[DATASET EXCERPTS]
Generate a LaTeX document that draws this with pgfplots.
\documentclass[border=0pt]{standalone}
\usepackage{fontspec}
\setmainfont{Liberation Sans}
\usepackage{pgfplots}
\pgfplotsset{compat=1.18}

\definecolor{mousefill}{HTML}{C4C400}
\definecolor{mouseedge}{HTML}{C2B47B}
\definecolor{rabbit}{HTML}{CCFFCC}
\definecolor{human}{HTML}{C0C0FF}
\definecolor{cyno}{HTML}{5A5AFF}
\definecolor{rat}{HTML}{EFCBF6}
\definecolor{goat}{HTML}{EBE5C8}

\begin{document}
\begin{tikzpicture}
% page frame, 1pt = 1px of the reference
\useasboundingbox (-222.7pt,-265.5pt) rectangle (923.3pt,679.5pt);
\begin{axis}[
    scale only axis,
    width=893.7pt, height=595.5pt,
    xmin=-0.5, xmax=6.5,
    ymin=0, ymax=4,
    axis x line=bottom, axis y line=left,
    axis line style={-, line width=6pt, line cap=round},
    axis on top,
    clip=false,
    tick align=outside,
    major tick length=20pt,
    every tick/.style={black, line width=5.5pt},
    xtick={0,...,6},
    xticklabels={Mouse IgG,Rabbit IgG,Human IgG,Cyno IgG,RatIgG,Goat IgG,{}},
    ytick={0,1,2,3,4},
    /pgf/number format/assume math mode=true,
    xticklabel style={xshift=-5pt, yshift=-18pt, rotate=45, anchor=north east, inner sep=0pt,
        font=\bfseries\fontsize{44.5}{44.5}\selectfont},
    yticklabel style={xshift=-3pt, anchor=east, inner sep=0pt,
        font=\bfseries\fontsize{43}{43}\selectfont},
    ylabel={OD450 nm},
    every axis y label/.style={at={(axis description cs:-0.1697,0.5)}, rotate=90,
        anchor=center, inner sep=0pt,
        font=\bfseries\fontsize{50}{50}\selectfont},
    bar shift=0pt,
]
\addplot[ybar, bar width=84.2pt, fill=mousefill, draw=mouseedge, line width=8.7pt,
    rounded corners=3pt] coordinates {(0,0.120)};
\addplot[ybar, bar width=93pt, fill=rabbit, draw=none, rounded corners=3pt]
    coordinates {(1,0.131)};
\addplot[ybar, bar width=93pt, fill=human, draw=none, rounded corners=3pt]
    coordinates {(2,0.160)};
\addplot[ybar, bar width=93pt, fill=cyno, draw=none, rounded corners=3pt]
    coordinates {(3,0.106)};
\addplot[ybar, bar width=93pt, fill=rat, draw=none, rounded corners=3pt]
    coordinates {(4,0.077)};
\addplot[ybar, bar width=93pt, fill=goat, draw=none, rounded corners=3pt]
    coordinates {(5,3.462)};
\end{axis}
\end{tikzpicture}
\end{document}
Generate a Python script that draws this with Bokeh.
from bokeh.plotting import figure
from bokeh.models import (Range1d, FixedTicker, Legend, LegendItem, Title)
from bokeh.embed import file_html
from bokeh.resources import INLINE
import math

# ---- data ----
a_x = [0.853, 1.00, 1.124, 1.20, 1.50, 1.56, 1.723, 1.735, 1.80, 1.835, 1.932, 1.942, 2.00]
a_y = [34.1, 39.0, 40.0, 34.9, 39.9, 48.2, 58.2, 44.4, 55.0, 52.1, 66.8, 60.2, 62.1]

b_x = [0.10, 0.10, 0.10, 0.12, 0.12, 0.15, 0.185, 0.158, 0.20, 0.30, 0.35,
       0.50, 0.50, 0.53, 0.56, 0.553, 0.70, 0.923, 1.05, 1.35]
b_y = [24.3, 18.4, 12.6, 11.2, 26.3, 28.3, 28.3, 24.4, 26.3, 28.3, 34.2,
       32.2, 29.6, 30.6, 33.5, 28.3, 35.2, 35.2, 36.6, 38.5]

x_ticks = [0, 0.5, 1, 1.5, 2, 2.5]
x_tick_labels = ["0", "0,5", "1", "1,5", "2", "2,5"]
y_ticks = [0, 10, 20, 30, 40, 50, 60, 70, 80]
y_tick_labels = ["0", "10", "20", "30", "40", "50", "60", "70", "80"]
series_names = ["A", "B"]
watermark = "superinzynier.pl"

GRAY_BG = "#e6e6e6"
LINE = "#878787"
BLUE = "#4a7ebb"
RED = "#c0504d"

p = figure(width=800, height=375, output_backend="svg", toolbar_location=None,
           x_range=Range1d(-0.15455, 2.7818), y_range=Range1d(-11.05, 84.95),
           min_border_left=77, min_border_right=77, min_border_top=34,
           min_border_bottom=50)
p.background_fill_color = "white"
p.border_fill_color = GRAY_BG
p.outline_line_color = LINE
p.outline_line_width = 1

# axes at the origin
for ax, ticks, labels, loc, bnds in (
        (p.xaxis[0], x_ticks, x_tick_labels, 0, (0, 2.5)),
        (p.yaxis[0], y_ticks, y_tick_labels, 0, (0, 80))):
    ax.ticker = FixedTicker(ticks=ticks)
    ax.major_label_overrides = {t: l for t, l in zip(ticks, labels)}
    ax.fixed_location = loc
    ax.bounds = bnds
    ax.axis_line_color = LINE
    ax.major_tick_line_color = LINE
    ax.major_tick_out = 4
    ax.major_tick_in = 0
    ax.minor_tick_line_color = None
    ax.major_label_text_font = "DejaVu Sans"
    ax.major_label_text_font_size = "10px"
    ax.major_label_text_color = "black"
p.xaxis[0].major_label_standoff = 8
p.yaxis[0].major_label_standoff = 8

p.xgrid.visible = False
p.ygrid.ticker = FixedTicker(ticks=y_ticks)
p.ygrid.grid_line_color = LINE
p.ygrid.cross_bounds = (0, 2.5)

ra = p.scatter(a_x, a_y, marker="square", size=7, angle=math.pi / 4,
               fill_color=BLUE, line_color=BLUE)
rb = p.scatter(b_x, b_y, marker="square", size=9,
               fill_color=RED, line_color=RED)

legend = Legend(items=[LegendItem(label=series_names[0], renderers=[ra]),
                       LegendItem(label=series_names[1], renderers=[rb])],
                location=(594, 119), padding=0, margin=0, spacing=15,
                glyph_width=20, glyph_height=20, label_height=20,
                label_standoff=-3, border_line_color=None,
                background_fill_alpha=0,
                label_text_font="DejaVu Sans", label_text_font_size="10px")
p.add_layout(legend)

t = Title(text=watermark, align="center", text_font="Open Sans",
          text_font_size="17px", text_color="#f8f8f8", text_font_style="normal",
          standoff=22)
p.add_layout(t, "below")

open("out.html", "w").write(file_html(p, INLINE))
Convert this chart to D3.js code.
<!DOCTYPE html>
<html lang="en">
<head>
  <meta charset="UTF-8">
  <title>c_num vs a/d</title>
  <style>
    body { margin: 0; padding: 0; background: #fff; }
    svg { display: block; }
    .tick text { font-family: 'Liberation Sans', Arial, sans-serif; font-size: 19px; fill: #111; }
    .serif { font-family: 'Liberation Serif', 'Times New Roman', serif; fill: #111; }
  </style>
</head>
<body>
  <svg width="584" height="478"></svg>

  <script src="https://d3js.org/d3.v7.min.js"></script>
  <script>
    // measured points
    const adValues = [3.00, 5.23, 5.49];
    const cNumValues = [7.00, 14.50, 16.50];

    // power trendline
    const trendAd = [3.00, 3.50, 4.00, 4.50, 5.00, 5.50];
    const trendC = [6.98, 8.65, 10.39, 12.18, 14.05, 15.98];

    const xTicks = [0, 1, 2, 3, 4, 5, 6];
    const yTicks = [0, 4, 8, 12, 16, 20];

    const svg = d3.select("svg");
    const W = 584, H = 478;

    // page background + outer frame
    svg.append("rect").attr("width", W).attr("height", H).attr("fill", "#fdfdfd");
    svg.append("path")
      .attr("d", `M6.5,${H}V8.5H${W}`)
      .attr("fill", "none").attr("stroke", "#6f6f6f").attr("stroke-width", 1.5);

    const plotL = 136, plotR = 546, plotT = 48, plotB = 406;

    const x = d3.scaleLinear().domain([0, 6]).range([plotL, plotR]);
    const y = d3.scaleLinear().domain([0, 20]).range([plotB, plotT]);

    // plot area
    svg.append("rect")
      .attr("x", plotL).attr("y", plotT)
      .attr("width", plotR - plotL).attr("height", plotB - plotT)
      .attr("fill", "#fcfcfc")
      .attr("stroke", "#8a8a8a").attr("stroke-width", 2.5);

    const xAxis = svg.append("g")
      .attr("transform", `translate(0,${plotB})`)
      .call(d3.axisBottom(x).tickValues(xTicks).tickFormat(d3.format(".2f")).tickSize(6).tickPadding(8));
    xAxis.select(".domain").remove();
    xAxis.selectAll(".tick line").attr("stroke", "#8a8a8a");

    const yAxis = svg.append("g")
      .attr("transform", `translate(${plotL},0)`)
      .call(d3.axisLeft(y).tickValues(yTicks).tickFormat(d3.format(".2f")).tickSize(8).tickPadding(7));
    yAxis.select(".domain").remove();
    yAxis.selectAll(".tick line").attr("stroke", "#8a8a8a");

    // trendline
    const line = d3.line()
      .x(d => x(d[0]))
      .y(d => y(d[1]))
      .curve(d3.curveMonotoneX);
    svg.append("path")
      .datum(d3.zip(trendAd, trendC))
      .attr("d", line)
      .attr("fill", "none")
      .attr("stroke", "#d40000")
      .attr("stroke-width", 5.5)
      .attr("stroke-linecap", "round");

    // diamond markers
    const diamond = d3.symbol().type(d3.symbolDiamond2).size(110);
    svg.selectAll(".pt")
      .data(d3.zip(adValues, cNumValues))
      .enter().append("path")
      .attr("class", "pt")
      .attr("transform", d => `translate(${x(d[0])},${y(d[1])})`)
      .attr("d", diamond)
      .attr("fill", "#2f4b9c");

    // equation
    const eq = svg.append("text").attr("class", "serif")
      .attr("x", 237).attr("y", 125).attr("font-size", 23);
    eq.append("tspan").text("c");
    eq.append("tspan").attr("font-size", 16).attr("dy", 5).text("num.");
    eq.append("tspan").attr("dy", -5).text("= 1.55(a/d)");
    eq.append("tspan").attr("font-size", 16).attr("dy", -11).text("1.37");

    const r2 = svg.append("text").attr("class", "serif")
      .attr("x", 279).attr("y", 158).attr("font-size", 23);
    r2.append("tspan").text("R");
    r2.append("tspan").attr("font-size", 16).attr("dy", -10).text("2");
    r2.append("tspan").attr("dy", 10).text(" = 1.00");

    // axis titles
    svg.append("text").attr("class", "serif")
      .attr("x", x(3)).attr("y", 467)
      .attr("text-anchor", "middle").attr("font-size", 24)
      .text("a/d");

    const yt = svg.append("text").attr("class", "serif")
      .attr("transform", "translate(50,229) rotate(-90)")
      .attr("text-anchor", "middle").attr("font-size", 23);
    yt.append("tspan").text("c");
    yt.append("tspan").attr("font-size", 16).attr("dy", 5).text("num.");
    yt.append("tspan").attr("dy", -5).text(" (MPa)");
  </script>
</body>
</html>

[PROBLEM DETAILS]
Each line from the one bearing "Convert this chart to D3.js code." through the one bearing "const W = 584, H = 478;" is to be duplicated without change; all remaining lines are to be left out.

[COMPLETE ANSWER]
Convert this chart to D3.js code.
<!DOCTYPE html>
<html lang="en">
<head>
  <meta charset="UTF-8">
  <title>c_num vs a/d</title>
  <style>
    body { margin: 0; padding: 0; background: #fff; }
    svg { display: block; }
    .tick text { font-family: 'Liberation Sans', Arial, sans-serif; font-size: 19px; fill: #111; }
    .serif { font-family: 'Liberation Serif', 'Times New Roman', serif; fill: #111; }
  </style>
</head>
<body>
  <svg width="584" height="478"></svg>

  <script src="https://d3js.org/d3.v7.min.js"></script>
  <script>
    // measured points
    const adValues = [3.00, 5.23, 5.49];
    const cNumValues = [7.00, 14.50, 16.50];

    // power trendline
    const trendAd = [3.00, 3.50, 4.00, 4.50, 5.00, 5.50];
    const trendC = [6.98, 8.65, 10.39, 12.18, 14.05, 15.98];

    const xTicks = [0, 1, 2, 3, 4, 5, 6];
    const yTicks = [0, 4, 8, 12, 16, 20];

    const svg = d3.select("svg");
    const W = 584, H = 478;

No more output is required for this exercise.